Adobe's Flash Player can eat up quite some CPU power and sometimes the sole reason for the Flash plugin's high CPU usage is badly written embed code. Eg. the
wmode=transparent
embed parameter is only required if the Flash contains (and uses) transparent sections and it is necessary for correct rendering to utilize transparency. The other performance killer is the
quality
embed parameter: setting it to
best
is most of the time an overkill and totally unnecessary. Unfortunately some Flash developers (and website maintainers) lack the knowledge/time/desire to tune their embed code for optimal performance and use these parameters even if they are not needed. Flash Performance Optimizer tries to fix these problems to give you a better user experience.
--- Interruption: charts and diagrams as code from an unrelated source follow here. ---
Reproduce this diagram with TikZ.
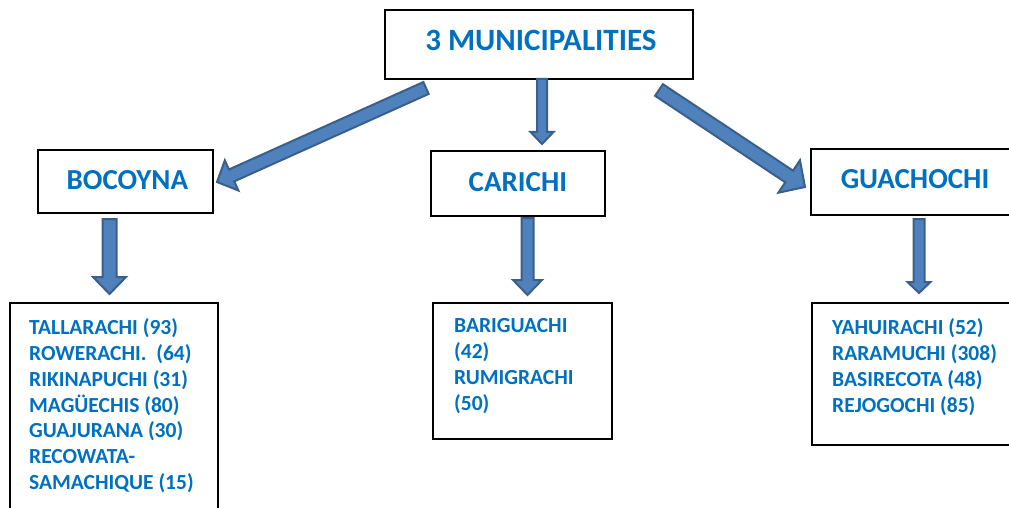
\documentclass[tikz,border=0pt]{standalone}
\usepackage{fontspec}
\setmainfont{Carlito}
\usetikzlibrary{calc}
\definecolor{txtblue}{HTML}{0070C0}
\definecolor{arrfill}{HTML}{4F81BD}
\definecolor{arrline}{HTML}{3A5F8B}
\tikzset{
  box/.style={draw=black, line width=1.8pt, fill=white, anchor=north west, inner sep=0pt},
  head/.style={font=\bfseries\fontsize{29}{34}\selectfont, text=txtblue},
  listtxt/.style={font=\bfseries\fontsize{21.5}{25.8}\selectfont, text=txtblue, align=left, anchor=north west, inner sep=0pt},
  barrowstyle/.style={fill=arrfill, draw=arrline, line width=2pt, line join=miter}
}
\newcommand{\barrow}[5]{%
  \filldraw[barrowstyle] let \p1=($(#2)-(#1)$), \n1={atan2(\y1,\x1)}, \n2={veclen(\x1,\y1)} in
  ($(#1)+(\n1+90:#3)$) -- ++(\n1:\n2-#5) -- ++(\n1+90:#4-#3) -- (#2)
  -- ($(#1)+(\n1:\n2-#5)+(\n1-90:#4)$) -- ++(\n1+90:#4-#3) -- ($(#1)+(\n1-90:#3)$) -- cycle;}
\begin{document}
\begin{tikzpicture}[x=1pt,y=-1pt]
\clip (0,0) rectangle (1009,508);
\fill[white] (0,0) rectangle (1009,508);
% boxes
\node[box, minimum width=308pt, minimum height=69pt] (top) at (384,9) {};
\node[head, font=\bfseries\fontsize{31}{36}\selectfont] (toptxt) at ($(top.center)+(2,-3.5)$) {3 MUNICIPALITIES};
\node[box, minimum width=175pt, minimum height=63pt] (boc) at (37,149) {};
\node[head] (boctxt) at ($(boc.center)+(2,-1)$) {BOCOYNA};
\node[box, minimum width=174pt, minimum height=65pt] (car) at (430,150) {};
\node[head] (cartxt) at ($(car.center)+(0,-1)$) {CARICHI};
\node[box, minimum width=210pt, minimum height=66pt] (gua) at (810,148) {};
\node[head] (guatxt) at (915,179) {GUACHOCHI};
% list boxes
\node[box, minimum width=208pt, minimum height=230pt] (bocl) at (9,302) {};
\node[listtxt] (bocltxt) at (29,318.5) {TALLARACHI (93)\\ROWERACHI.~~(64)\\RIKINAPUCHI (31)\\MAGÜECHIS (80)\\GUAJURANA (30)\\RECOWATA-\\SAMACHIQUE (15)};
\node[box, minimum width=179pt, minimum height=136pt] (carl) at (432,302) {};
\node[listtxt] (carltxt) at (454,318.5) {BARIGUACHI\\(42)\\RUMIGRACHI\\(50)};
\node[box, minimum width=210pt, minimum height=142pt] (gual) at (811,302) {};
\node[listtxt] (gualtxt) at (832,318.5) {YAHUIRACHI (52)\\RARAMUCHI (308)\\BASIRECOTA (48)\\REJOGOCHI (85)};
% arrow end points
\coordinate (c1) at (542,79);  \coordinate (c2) at (542,144);
\coordinate (l1) at (426,88);  \coordinate (l2) at (217,182);
\coordinate (r1) at (659,90);  \coordinate (r2) at (805,187);
\coordinate (b1) at (109.5,219); \coordinate (b2) at (109.5,294);
\coordinate (k1) at (527.5,218); \coordinate (k2) at (527.5,295);
\coordinate (g1) at (919,219); \coordinate (g2) at (919,293);
% arrows
\barrow{c1}{c2}{5pt}{11.5pt}{12pt}
\barrow{l1}{l2}{6.5pt}{16.5pt}{16pt}
\barrow{r1}{r2}{7pt}{19.5pt}{19pt}
\barrow{b1}{b2}{7pt}{16.5pt}{17pt}
\barrow{k1}{k2}{6pt}{14.5pt}{15pt}
\barrow{g1}{g2}{5.5pt}{11.5pt}{11pt}
\end{tikzpicture}
\end{document}
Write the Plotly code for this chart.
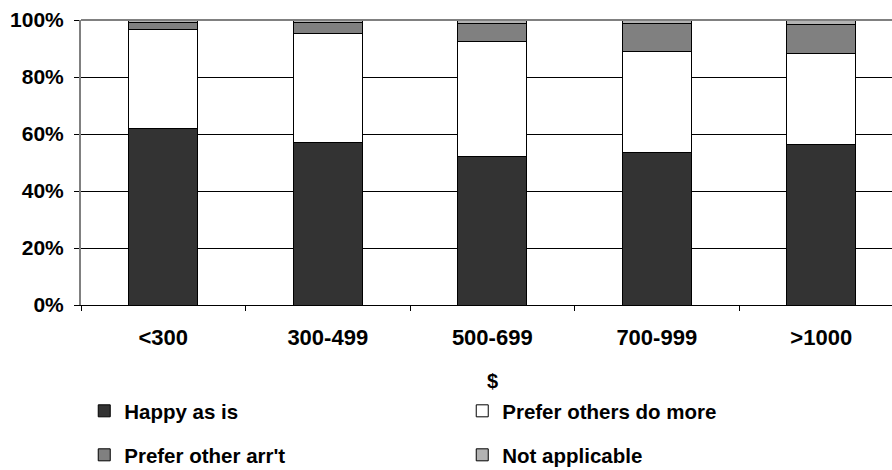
import plotly.graph_objects as go

categories = ["<300", "300-499", "500-699", "700-999", ">1000"]
happy_as_is = [61.9, 57.1, 52.0, 53.6, 56.4]
prefer_others_do_more = [34.8, 38.1, 40.6, 35.3, 31.7]
prefer_other_arrt = [2.6, 4.0, 6.0, 9.7, 10.4]
not_applicable = [0.7, 0.8, 1.4, 1.4, 1.5]
y_ticks = [0, 20, 40, 60, 80, 100]
y_tick_labels = ["0%", "20%", "40%", "60%", "80%", "100%"]

FONT = "Arial, Liberation Sans, sans-serif"

series = [
    ("Happy as is", happy_as_is, "#333333", "legend"),
    ("Prefer others do more", prefer_others_do_more, "#ffffff", "legend"),
    ("Prefer other arr't", prefer_other_arrt, "#808080", "legend2"),
    ("Not applicable", not_applicable, "#b3b3b3", "legend2"),
]

fig = go.Figure()
for name, vals, color, leg in series:
    fig.add_trace(go.Bar(
        x=categories, y=vals, name=name, legend=leg,
        marker=dict(color=color, line=dict(color="#000000", width=1)),
        width=0.42,
    ))

legend_common = dict(
    orientation="h", xanchor="left", yanchor="middle",
    entrywidth=333, entrywidthmode="pixels",
    font=dict(family=FONT, size=20.5, color="#000000", weight="bold"),
    bgcolor="rgba(0,0,0,0)", traceorder="normal",
    yref="container",
)

fig.update_layout(
    width=892, height=470,
    margin=dict(l=81, r=0, t=20, b=165, autoexpand=False),
    barmode="stack",
    paper_bgcolor="#ffffff", plot_bgcolor="#ffffff",
    font=dict(family=FONT, size=20, color="#000000"),
    legend=dict(x=0.004, y=(470 - 411) / 470, **legend_common),
    legend2=dict(x=0.004, y=(470 - 455) / 470, **legend_common),
    xaxis=dict(
        type="category", range=[-0.5, 4.43],
        showgrid=False, showline=True, linecolor="#000000", linewidth=1,
        ticks="outside", tickson="boundaries", ticklen=5, tickcolor="#000000",
        tickfont=dict(family=FONT, size=22, color="#000000", weight="bold"),
        ticklabelstandoff=13,
    ),
    yaxis=dict(
        range=[0, 100], tickvals=y_ticks, ticktext=y_tick_labels,
        showgrid=True, gridcolor="#000000", gridwidth=1,
        showline=True, linecolor="#808080", linewidth=2,
        ticks="outside", ticklen=5, tickcolor="#000000",
        tickfont=dict(family=FONT, size=21, color="#000000", weight="bold"),
        ticklabelstandoff=6, zeroline=False,
    ),
    annotations=[dict(
        text="<b>$</b>", x=2, xref="x", y=-0.2667, yref="paper",
        xanchor="center", yanchor="middle", showarrow=False,
        font=dict(family=FONT, size=20, color="#000000"),
    )],
    shapes=[dict(
        type="line", xref="paper", yref="paper", x0=0, x1=1, y0=1, y1=1,
        line=dict(color="#808080", width=2), layer="above",
    )],
)

fig.write_html("out.html")
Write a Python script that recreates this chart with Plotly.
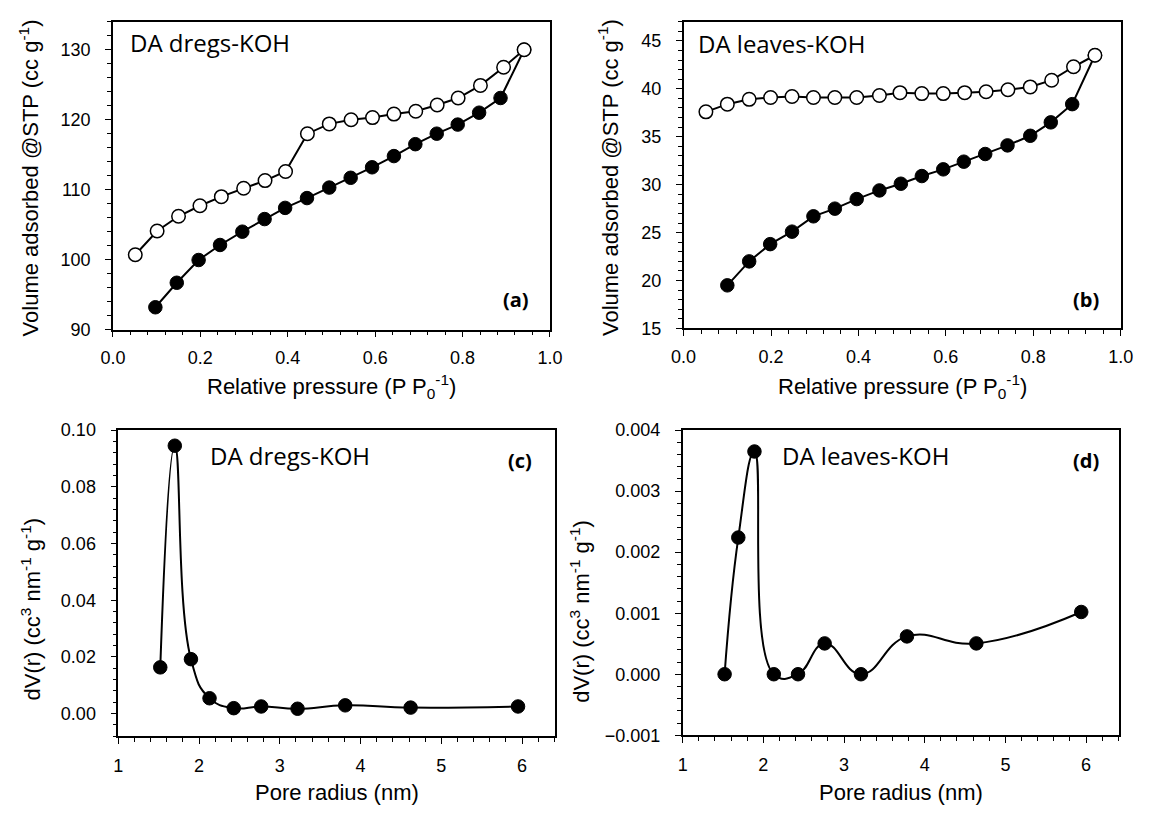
import plotly.graph_objects as go

W, H = 1152, 815

# ---------------- data ----------------
# (a) DA dregs-KOH isotherm
a_ads_x = [0.097, 0.146, 0.196, 0.245, 0.296, 0.347, 0.394, 0.444, 0.495, 0.544,
           0.593, 0.643, 0.692, 0.741, 0.789, 0.838, 0.887, 0.941]
a_ads_y = [93.2, 96.7, 99.95, 102.1, 104.0, 105.8, 107.4, 108.8, 110.3, 111.7,
           113.2, 114.8, 116.5, 118.0, 119.3, 121.0, 123.1, 130.0]
a_des_x = [0.051, 0.101, 0.150, 0.199, 0.248, 0.299, 0.348, 0.395, 0.445, 0.495,
           0.545, 0.594, 0.643, 0.693, 0.742, 0.790, 0.841, 0.894, 0.941]
a_des_y = [100.7, 104.1, 106.2, 107.7, 109.0, 110.2, 111.3, 112.6, 118.0, 119.4,
           120.0, 120.3, 120.8, 121.2, 122.1, 123.1, 124.9, 127.5, 130.0]

# (b) DA leaves-KOH isotherm
b_ads_x = [0.100, 0.150, 0.198, 0.248, 0.297, 0.346, 0.396, 0.448, 0.497, 0.545,
           0.594, 0.641, 0.690, 0.741, 0.793, 0.840, 0.889, 0.941]
b_ads_y = [19.5, 22.0, 23.8, 25.1, 26.7, 27.5, 28.5, 29.4, 30.1, 30.9,
           31.6, 32.4, 33.2, 34.1, 35.1, 36.5, 38.4, 43.5]
b_des_x = [0.051, 0.100, 0.150, 0.199, 0.248, 0.297, 0.346, 0.396, 0.448, 0.495,
           0.545, 0.594, 0.643, 0.692, 0.742, 0.793, 0.842, 0.892, 0.941]
b_des_y = [37.6, 38.4, 38.9, 39.1, 39.2, 39.1, 39.1, 39.1, 39.3, 39.6,
           39.5, 39.5, 39.6, 39.7, 39.9, 40.2, 40.9, 42.3, 43.5]

# (c) DA dregs-KOH pore size distribution
c_r = [1.52, 1.70, 1.90, 2.13, 2.43, 2.77, 3.22, 3.81, 4.62, 5.95]
c_dv = [0.0163, 0.0945, 0.0192, 0.0054, 0.0019, 0.0025, 0.0017, 0.0029, 0.0021, 0.0025]

# (d) DA leaves-KOH pore size distribution
d_r = [1.52, 1.69, 1.89, 2.13, 2.43, 2.76, 3.21, 3.78, 4.64, 5.94]
d_dv = [0.0, 0.00224, 0.00365, 0.0, 0.0, 0.000505, 0.0, 0.00062, 0.000505, 0.00102]

# labels
iso_xtitle = "Relative pressure (P P<sub>0</sub><sup>-1</sup>)"
iso_ytitle = "Volume adsorbed @STP (cc g<sup>-1</sup>)"
psd_xtitle = "Pore radius (nm)"
psd_ytitle = "dV(r) (cc<sup>3</sup> nm<sup>-1</sup> g<sup>-1</sup>)"
labels = ["DA dregs-KOH", "DA leaves-KOH", "DA dregs-KOH", "DA leaves-KOH"]
tags = ["(a)", "(b)", "(c)", "(d)"]

# ---------------- layout helpers ----------------
def fx(p):
    return p / W

def fy(p):
    return 1 - p / H

TICKFONT = dict(family="Liberation Sans, Arial, sans-serif", size=18, color="black")
TITLEFONT = dict(family="Liberation Sans, Arial, sans-serif", size=22, color="black")
LABFONT = dict(family="Open Sans, sans-serif", size=24, color="black")
PANFONT = dict(family="Open Sans, sans-serif", size=20, color="black")


def axis(domain, rng, dtick, mdtick, fmt, anchor, standoff):
    return dict(
        domain=domain, range=rng, anchor=anchor, dtick=dtick, tick0=0,
        tickformat=fmt, showgrid=False, zeroline=False,
        showline=True, linecolor="black", linewidth=1.5, mirror=True,
        ticks="outside", ticklen=6, tickwidth=1.4, tickcolor="black",
        tickfont=TICKFONT, ticklabelstandoff=standoff,
        minor=dict(ticks="outside", ticklen=4, tickwidth=1.2, tickcolor="black",
                   dtick=mdtick, tick0=0, showgrid=False),
        fixedrange=True,
    )


fig = go.Figure()

filled = dict(size=13.5, color="black", line=dict(color="black", width=1))
hollow = dict(size=13.5, color="white", line=dict(color="black", width=1.5))
ln = dict(color="black", width=2)

# (a)
fig.add_trace(go.Scatter(x=a_ads_x, y=a_ads_y, mode="lines+markers", line=ln,
                         marker=filled, xaxis="x", yaxis="y", showlegend=False))
fig.add_trace(go.Scatter(x=a_des_x, y=a_des_y, mode="lines+markers", line=ln,
                         marker=hollow, xaxis="x", yaxis="y", showlegend=False))
# (b)
fig.add_trace(go.Scatter(x=b_ads_x, y=b_ads_y, mode="lines+markers", line=ln,
                         marker=filled, xaxis="x2", yaxis="y2", showlegend=False))
fig.add_trace(go.Scatter(x=b_des_x, y=b_des_y, mode="lines+markers", line=ln,
                         marker=hollow, xaxis="x2", yaxis="y2", showlegend=False))
# (c)
fig.add_trace(go.Scatter(x=c_r, y=c_dv, mode="lines+markers",
                         line=dict(color="black", width=2, shape="spline", smoothing=1.3),
                         marker=filled, xaxis="x3", yaxis="y3", showlegend=False))
# (d)
fig.add_trace(go.Scatter(x=d_r, y=d_dv, mode="lines+markers",
                         line=dict(color="black", width=2, shape="spline", smoothing=1.3),
                         marker=filled, xaxis="x4", yaxis="y4", showlegend=False))

fig.update_layout(
    width=W, height=H, margin=dict(l=0, r=0, t=0, b=0),
    paper_bgcolor="white", plot_bgcolor="white",
    xaxis=axis([fx(102.3), fx(549.3)], [0, 1], 0.2, 0.04, ".1f", "y", 5),
    yaxis=axis([fy(327.7), fy(12)], [90, 134], 10, 2, "d", "x", 11),
    xaxis2=axis([fx(686.1), fx(1133.3)], [0, 1], 0.2, 0.04, ".1f", "y2", 5),
    yaxis2=axis([fy(326.5), fy(12)], [15, 47], 5, 1, "d", "x2", 11),
    xaxis3=axis([fx(107.7), fx(554.7)], [1, 6.41], 1, 0.2, "d", "y3", 6),
    yaxis3=axis([fy(744.5), fy(430.7)], [-0.008, 0.1], 0.02, 0.004, ".2f", "x3", 11),
    xaxis4=axis([fx(685.1), fx(1131.7)], [1, 6.41], 1, 0.2, "d", "y4", 6),
    yaxis4=axis([fy(743.5), fy(430.7)], [-0.001, 0.004], 0.001, 0.0002, ".3f", "x4", 11),
)

ann = []
def add_text(text, x, y, font, xanchor="center", yanchor="middle", angle=0):
    ann.append(dict(text=text, x=fx(x), y=fy(y), xref="paper", yref="paper",
                    showarrow=False, font=font, xanchor=xanchor, yanchor=yanchor,
                    textangle=angle))

# axis titles
add_text(iso_xtitle, 326, 386, TITLEFONT)
add_text(iso_xtitle, 910, 386, TITLEFONT)
add_text(psd_xtitle, 331, 802, TITLEFONT)
add_text(psd_xtitle, 909, 802, TITLEFONT)
add_text(iso_ytitle, 16, 172, TITLEFONT, angle=-90)
add_text(iso_ytitle, 609, 172, TITLEFONT, angle=-90)
add_text(psd_ytitle, 18, 614, TITLEFONT, angle=-90)
add_text(psd_ytitle, 580, 616, TITLEFONT, angle=-90)

# in-panel labels
add_text(labels[0], 118, 33, LABFONT, xanchor="left")
add_text(labels[1], 699, 34, LABFONT, xanchor="left")
add_text(labels[2], 200, 457, LABFONT, xanchor="left")
add_text(labels[3], 785, 457, LABFONT, xanchor="left")
add_text("<b>%s</b>" % tags[0], 530, 297, PANFONT, xanchor="right")
add_text("<b>%s</b>" % tags[1], 1113, 297, PANFONT, xanchor="right")
add_text("<b>%s</b>" % tags[2], 533, 462, PANFONT, xanchor="right")
add_text("<b>%s</b>" % tags[3], 1113, 462, PANFONT, xanchor="right")

fig.update_layout(annotations=ann)

fig.write_html("out.html")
Greasemonkey is a Firefox extension that allows the user to modify displayed webpages (content, behaviour, etc.) using custom JavaScript code. Flash Performance Optimizer is a Greasemonkey script that -once installed- runs on all URLS your browser (Firefox) displays, examines all embedded Flash animations and fixes "bad" embed parameters.
By default (for ease of use), only the following three configuration settings can be changed using GM user script commands:
- Enable/disable fixing of
wmode
parameters.
- Enable/disable fixing of
quality
parameters.
- Enable/disable forceful permission of
allowfullscreen
(this has no performance penalty by default, but still some embeds do not let you to switch a Flash into fullscreen).
You can customize the script behaviour further through a set of GM variables in the
about:config
window of Firefox.
P.S.: my primary reason for writing this script was to speed up video playback on websites that mistakenly use either
wmode=transparent
or
quality=best
. My Mac is from 2006 and Apple does not provide GPU acceleration for "old" Macs in the framework that Adobe's Flash Player uses. So Flash content is solely CPU-rendered. Even a video of moderate size would lag seriously on my Mac (or even on my Ubuntu desktop at work) if the
quality
is set to
best
. Imho the
best
quality setting eats approximately twice the CPU power as the
high
setting (which seems to be the default for cases where
quality
is not specified at all). There're already a number of Flash embed code manipulating GM scripts at
userscripts.org, but none of them provided the "intelligent" quality control that I wanted (ie. change quality only if it's above a predefined limit). And none of the existing scripts dealt with the
wmode
problem.
P.S.: recent Flash Player versions (11.*) contain lots of video playback optimizations and this GM script might not be needed at all. Eg. setting the
wmode
parameter to
transparent
seems to not cause extensive CPU usage now. It's up to you to decide whether you need this or not.